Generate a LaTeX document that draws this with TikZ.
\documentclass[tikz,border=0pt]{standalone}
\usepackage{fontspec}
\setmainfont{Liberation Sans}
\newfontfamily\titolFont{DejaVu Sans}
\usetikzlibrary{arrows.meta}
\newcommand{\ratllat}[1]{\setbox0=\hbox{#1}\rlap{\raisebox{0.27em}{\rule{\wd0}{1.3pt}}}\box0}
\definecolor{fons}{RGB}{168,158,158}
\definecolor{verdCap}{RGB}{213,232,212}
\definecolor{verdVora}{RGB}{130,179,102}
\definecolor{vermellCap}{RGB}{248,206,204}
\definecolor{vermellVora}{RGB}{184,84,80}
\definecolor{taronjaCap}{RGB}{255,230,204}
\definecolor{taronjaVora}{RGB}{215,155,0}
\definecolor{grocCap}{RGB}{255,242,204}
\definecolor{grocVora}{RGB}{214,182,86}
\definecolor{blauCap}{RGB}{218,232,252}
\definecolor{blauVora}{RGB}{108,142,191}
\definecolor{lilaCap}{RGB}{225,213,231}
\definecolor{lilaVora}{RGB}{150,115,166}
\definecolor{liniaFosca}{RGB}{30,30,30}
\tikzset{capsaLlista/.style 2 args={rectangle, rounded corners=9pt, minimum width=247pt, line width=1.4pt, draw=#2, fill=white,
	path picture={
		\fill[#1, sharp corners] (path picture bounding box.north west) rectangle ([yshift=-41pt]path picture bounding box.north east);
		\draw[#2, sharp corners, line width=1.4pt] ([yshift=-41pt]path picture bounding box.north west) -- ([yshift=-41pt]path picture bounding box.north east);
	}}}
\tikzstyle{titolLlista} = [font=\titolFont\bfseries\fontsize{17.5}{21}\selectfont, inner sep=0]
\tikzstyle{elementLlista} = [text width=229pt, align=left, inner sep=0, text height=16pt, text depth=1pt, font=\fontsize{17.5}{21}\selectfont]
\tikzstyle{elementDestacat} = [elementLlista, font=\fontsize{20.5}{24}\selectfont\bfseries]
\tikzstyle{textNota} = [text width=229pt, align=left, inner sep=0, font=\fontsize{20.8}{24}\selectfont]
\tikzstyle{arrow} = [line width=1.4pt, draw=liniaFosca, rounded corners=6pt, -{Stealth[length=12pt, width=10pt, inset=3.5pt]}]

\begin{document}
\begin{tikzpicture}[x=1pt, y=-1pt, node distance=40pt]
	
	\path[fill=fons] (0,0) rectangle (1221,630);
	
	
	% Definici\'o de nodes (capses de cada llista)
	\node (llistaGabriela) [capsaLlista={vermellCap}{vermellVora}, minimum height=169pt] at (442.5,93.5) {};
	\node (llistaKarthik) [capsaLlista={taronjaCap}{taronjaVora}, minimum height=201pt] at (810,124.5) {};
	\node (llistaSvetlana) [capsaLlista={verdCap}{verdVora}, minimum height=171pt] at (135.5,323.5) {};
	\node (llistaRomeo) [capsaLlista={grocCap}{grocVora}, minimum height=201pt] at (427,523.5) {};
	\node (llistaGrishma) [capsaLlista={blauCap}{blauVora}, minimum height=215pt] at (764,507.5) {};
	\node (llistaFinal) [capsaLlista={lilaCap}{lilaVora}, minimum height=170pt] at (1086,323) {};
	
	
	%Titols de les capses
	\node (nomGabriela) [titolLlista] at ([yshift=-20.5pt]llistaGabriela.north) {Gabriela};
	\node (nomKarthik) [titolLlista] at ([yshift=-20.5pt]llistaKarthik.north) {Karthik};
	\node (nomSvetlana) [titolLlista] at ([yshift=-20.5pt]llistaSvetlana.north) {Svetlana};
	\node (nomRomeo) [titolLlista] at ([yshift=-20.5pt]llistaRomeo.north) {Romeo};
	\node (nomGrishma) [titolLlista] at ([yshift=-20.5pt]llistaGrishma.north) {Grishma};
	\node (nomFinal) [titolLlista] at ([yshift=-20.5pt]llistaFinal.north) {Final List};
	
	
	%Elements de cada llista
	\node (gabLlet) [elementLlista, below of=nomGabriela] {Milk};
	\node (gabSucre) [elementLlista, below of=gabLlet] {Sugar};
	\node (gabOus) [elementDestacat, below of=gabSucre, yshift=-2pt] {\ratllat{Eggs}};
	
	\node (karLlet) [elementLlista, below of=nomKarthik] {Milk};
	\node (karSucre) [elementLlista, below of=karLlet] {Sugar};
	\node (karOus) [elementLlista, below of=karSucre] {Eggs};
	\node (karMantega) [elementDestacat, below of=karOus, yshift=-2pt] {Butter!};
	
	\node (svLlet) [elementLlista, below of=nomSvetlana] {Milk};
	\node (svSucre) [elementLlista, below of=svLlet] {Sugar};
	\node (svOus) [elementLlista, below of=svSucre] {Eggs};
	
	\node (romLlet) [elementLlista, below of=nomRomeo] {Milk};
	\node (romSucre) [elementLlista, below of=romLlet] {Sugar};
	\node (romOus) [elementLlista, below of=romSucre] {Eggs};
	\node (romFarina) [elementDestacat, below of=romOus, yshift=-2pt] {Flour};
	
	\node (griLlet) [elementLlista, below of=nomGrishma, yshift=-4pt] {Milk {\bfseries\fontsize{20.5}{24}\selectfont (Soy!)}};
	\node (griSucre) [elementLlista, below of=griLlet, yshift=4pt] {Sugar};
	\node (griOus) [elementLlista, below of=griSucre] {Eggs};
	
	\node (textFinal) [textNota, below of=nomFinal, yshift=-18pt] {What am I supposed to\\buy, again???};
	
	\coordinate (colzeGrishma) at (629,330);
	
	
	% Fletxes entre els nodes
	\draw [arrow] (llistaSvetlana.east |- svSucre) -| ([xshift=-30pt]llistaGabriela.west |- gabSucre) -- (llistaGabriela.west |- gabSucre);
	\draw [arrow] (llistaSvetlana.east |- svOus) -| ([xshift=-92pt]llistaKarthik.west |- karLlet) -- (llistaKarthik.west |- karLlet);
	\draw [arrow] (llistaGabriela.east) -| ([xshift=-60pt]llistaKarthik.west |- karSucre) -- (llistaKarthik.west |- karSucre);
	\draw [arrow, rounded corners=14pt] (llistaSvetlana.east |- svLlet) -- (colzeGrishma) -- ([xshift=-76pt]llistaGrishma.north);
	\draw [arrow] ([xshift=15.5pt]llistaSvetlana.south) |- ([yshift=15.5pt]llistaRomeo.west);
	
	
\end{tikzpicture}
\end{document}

....................

Directions for this task: Exactly repeat the lines above, from the opening line through the one with "(0,0) rectangle (1221,630);", and include nothing else.

Output:
Generate a LaTeX document that draws this with TikZ.
\documentclass[tikz,border=0pt]{standalone}
\usepackage{fontspec}
\setmainfont{Liberation Sans}
\newfontfamily\titolFont{DejaVu Sans}
\usetikzlibrary{arrows.meta}
\newcommand{\ratllat}[1]{\setbox0=\hbox{#1}\rlap{\raisebox{0.27em}{\rule{\wd0}{1.3pt}}}\box0}
\definecolor{fons}{RGB}{168,158,158}
\definecolor{verdCap}{RGB}{213,232,212}
\definecolor{verdVora}{RGB}{130,179,102}
\definecolor{vermellCap}{RGB}{248,206,204}
\definecolor{vermellVora}{RGB}{184,84,80}
\definecolor{taronjaCap}{RGB}{255,230,204}
\definecolor{taronjaVora}{RGB}{215,155,0}
\definecolor{grocCap}{RGB}{255,242,204}
\definecolor{grocVora}{RGB}{214,182,86}
\definecolor{blauCap}{RGB}{218,232,252}
\definecolor{blauVora}{RGB}{108,142,191}
\definecolor{lilaCap}{RGB}{225,213,231}
\definecolor{lilaVora}{RGB}{150,115,166}
\definecolor{liniaFosca}{RGB}{30,30,30}
\tikzset{capsaLlista/.style 2 args={rectangle, rounded corners=9pt, minimum width=247pt, line width=1.4pt, draw=#2, fill=white,
	path picture={
		\fill[#1, sharp corners] (path picture bounding box.north west) rectangle ([yshift=-41pt]path picture bounding box.north east);
		\draw[#2, sharp corners, line width=1.4pt] ([yshift=-41pt]path picture bounding box.north west) -- ([yshift=-41pt]path picture bounding box.north east);
	}}}
\tikzstyle{titolLlista} = [font=\titolFont\bfseries\fontsize{17.5}{21}\selectfont, inner sep=0]
\tikzstyle{elementLlista} = [text width=229pt, align=left, inner sep=0, text height=16pt, text depth=1pt, font=\fontsize{17.5}{21}\selectfont]
\tikzstyle{elementDestacat} = [elementLlista, font=\fontsize{20.5}{24}\selectfont\bfseries]
\tikzstyle{textNota} = [text width=229pt, align=left, inner sep=0, font=\fontsize{20.8}{24}\selectfont]
\tikzstyle{arrow} = [line width=1.4pt, draw=liniaFosca, rounded corners=6pt, -{Stealth[length=12pt, width=10pt, inset=3.5pt]}]

\begin{document}
\begin{tikzpicture}[x=1pt, y=-1pt, node distance=40pt]
	
	\path[fill=fons] (0,0) rectangle (1221,630);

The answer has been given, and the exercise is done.